Instruction: Beginning with the first line, set down every line through the one containing "(lab3) at (452,298)", exactly as it appears, but not the pictures.

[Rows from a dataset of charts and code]
-*-*-

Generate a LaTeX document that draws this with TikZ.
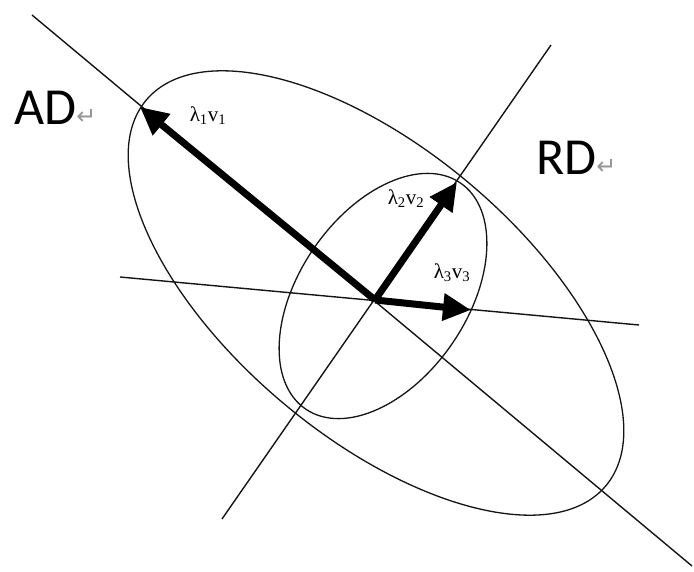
\documentclass[tikz,border=0pt]{standalone}
\usepackage{fontspec}
\setmainfont{Carlito}
\newfontfamily\symfont{DejaVu Sans}
\newfontfamily\serifgr{Liberation Serif}
\usepackage{xcolor}
\usepackage{tikz}
\usetikzlibrary{arrows.meta,positioning,calc}
\definecolor{clrAx}{RGB}{20,20,20}
\definecolor{clrMark}{RGB}{150,150,150}
\newcommand{\parmark}{{\symfont\fontsize{24}{26}\selectfont\color{clrMark}\char"21B5}}
\newcommand{\vlab}[1]{{\serifgr λ\textsubscript{#1}v\textsubscript{#1}}}
\tikzset{
  axis/.style={line width=1.4pt,color=clrAx},
  contour/.style={line width=1.3pt,color=clrAx},
  vec/.style={line width=7pt,color=black,-{Triangle[length=28pt,width=26pt]}},
  axlabel/.style={font=\fontsize{52}{58}\selectfont,inner sep=0pt,anchor=base west},
  veclabel/.style={font=\fontsize{21}{24}\selectfont,inner sep=0pt}
}

\begin{document}
\begin{tikzpicture}[x=1pt,y=1pt]
  \useasboundingbox (0,0) rectangle (694,571);

  % centre and axis ends
  \coordinate (O) at (375,271);
  \coordinate (adA) at (32,556);
  \coordinate (adB) at (692,5);
  \coordinate (rdA) at (551,526);
  \coordinate (rdB) at (222,52);
  \coordinate (hzA) at (120,294);
  \coordinate (hzB) at (639,246);

  % vector tips
  \coordinate (tipA) at (140,464);
  \coordinate (tipB) at (457,389);
  \coordinate (tipC) at (471,261);

  \draw[axis] (adA) -- (adB);
  \draw[axis] (rdA) -- (rdB);
  \draw[axis] (hzA) -- (hzB);

  \draw[contour,rotate around={-40:(376,278)}]
    (376,278) ellipse [x radius=300, y radius=144];
  \draw[contour,rotate around={55.6:(383,275)}]
    (383,275) ellipse [x radius=137, y radius=84];

  \draw[vec] (O) -- (tipA);
  \draw[vec] (O) -- (tipB);
  \draw[vec] (O) -- (tipC);

  \node[veclabel] (lab1) at (208,455) {\vlab{1}};
  \node[veclabel] (lab2) at (406,372) {\vlab{2}};
  \node[veclabel] (lab3) at (452,298) {\vlab{3}};

  \node[axlabel] (ad) at (14,446) {AD\parmark};
  \node[axlabel] (rd) at (536,396) {RD\parmark};
\end{tikzpicture}
\end{document}
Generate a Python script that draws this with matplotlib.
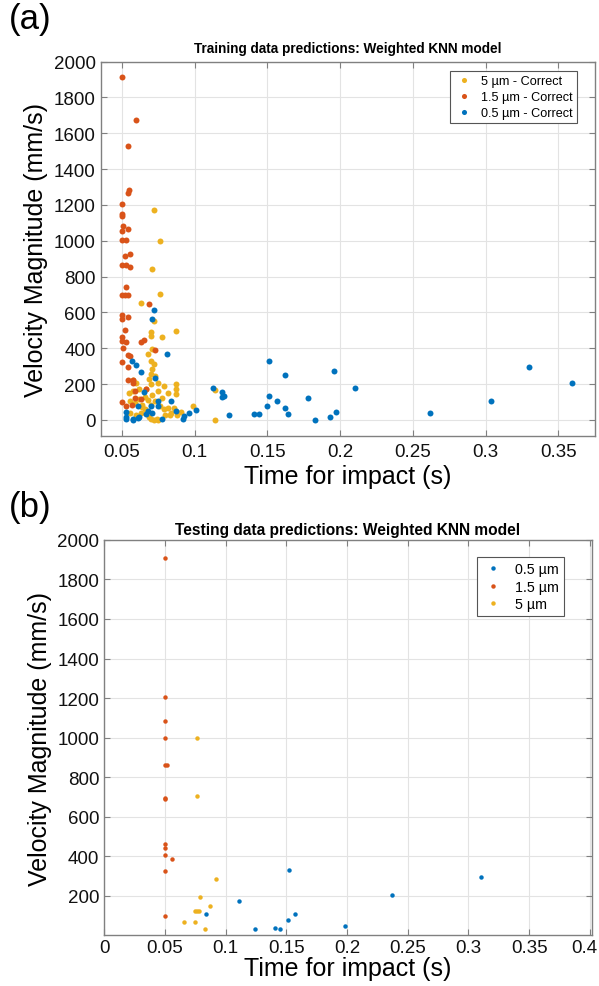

-*-*-

Answer to the task:
Generate a LaTeX document that draws this with TikZ.
\documentclass[tikz,border=0pt]{standalone}
\usepackage{fontspec}
\setmainfont{Carlito}
\newfontfamily\symfont{DejaVu Sans}
\newfontfamily\serifgr{Liberation Serif}
\usepackage{xcolor}
\usepackage{tikz}
\usetikzlibrary{arrows.meta,positioning,calc}
\definecolor{clrAx}{RGB}{20,20,20}
\definecolor{clrMark}{RGB}{150,150,150}
\newcommand{\parmark}{{\symfont\fontsize{24}{26}\selectfont\color{clrMark}\char"21B5}}
\newcommand{\vlab}[1]{{\serifgr λ\textsubscript{#1}v\textsubscript{#1}}}
\tikzset{
  axis/.style={line width=1.4pt,color=clrAx},
  contour/.style={line width=1.3pt,color=clrAx},
  vec/.style={line width=7pt,color=black,-{Triangle[length=28pt,width=26pt]}},
  axlabel/.style={font=\fontsize{52}{58}\selectfont,inner sep=0pt,anchor=base west},
  veclabel/.style={font=\fontsize{21}{24}\selectfont,inner sep=0pt}
}

\begin{document}
\begin{tikzpicture}[x=1pt,y=1pt]
  \useasboundingbox (0,0) rectangle (694,571);

  % centre and axis ends
  \coordinate (O) at (375,271);
  \coordinate (adA) at (32,556);
  \coordinate (adB) at (692,5);
  \coordinate (rdA) at (551,526);
  \coordinate (rdB) at (222,52);
  \coordinate (hzA) at (120,294);
  \coordinate (hzB) at (639,246);

  % vector tips
  \coordinate (tipA) at (140,464);
  \coordinate (tipB) at (457,389);
  \coordinate (tipC) at (471,261);

  \draw[axis] (adA) -- (adB);
  \draw[axis] (rdA) -- (rdB);
  \draw[axis] (hzA) -- (hzB);

  \draw[contour,rotate around={-40:(376,278)}]
    (376,278) ellipse [x radius=300, y radius=144];
  \draw[contour,rotate around={55.6:(383,275)}]
    (383,275) ellipse [x radius=137, y radius=84];

  \draw[vec] (O) -- (tipA);
  \draw[vec] (O) -- (tipB);
  \draw[vec] (O) -- (tipC);

  \node[veclabel] (lab1) at (208,455) {\vlab{1}};
  \node[veclabel] (lab2) at (406,372) {\vlab{2}};
  \node[veclabel] (lab3) at (452,298) {\vlab{3}};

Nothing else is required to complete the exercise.